The progress significantly beyond the state-of-the-art concerns:

- 4D printed chemically crosslinked semicrystalline networks (publication n. 2). Several additive manufacturing techniques have been used for shape memory polymers. However, most 4D printing studies focus solely on irreversible shape memory effects (SME), limiting applications requiring reversible behavior. Notably, no research has explored the challenges of 4D fabrication via extrusion technology for structures with reversible two-way SME. Because of its cost-effectiveness, user-friendly nature, and wide availability of thermoplastic polymers, material extrusion can offer noteworthy advantages. We thus developed a novel 4D printing approach using extrusion technology (and in line UV crosslinking) to fabricate structures made of semi-crystalline polymer networks featuring the reversible two-way SME. These polymers are highly attractive, given their easy tailorability, excellent shape-memory performances, and fast responses to stimuli. Moreover, our systems are highly biocompatible and thus suitable for the biomedical field and, importantly, for the biological purposes of CoDe4Bio. Our achievement opens the floodgates to implement 4D printing via a cost-effective and user-friendly extrusion technology for developing dynamic structures to be used in a wide variety of applications also beyond the focus of CoDe4Bio.

- Design and manufacturing of self-folding gradient-based soft actuators (publication n. 7, awarded with an inside front cover). Using the same technology, we developed a novel approach to fabricate soft actuators based on semi-crystalline polymer networks, also proposing a theoretical model to predict bending. The proposed approach overcomes current approaches that generally rely on smart hydrogels, multiple materials, or pre-stretched systems to fabricate self-folding actuators. In fact, this approach simplifies the design and fabrication steps by achieving bending using a single material whose properties vary along the thickness of the structure. Moreover, it avoids the need for multi-material printers, adhesion issues typical of multi-material designs, limited mechanical properties of hydrogels, and additional setups for pre-stretch application.

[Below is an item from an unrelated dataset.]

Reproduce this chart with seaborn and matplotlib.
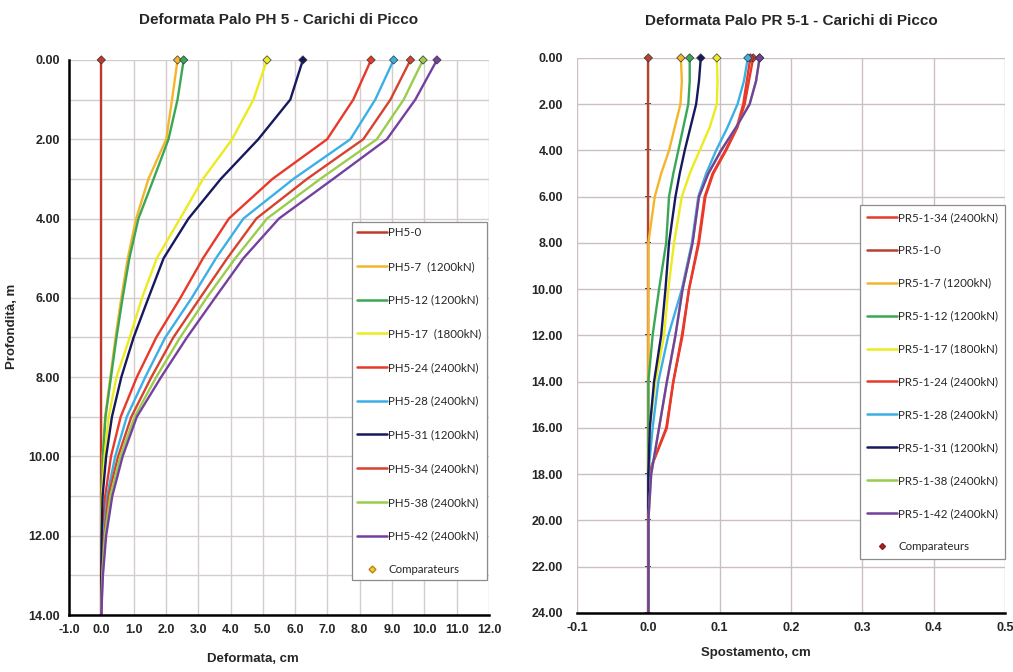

- Development of a new approach for property tuning in semi-crystalline networks. This approach will offer a new way to optimize properties in semi-crystalline networks while avoiding relying on chemical modifications alone. We expect these experiments to provide the most comprehensive characterization of these materials.

- Flexible theoretical formulation for multi-phase semi-crystalline networks (publication n. 4). The model depicts an important contribution as the proposed formulation represents the first model with the capability to address the characterization of all crosslinked semi-crystalline polymer networks with two, or more, crystalline domains.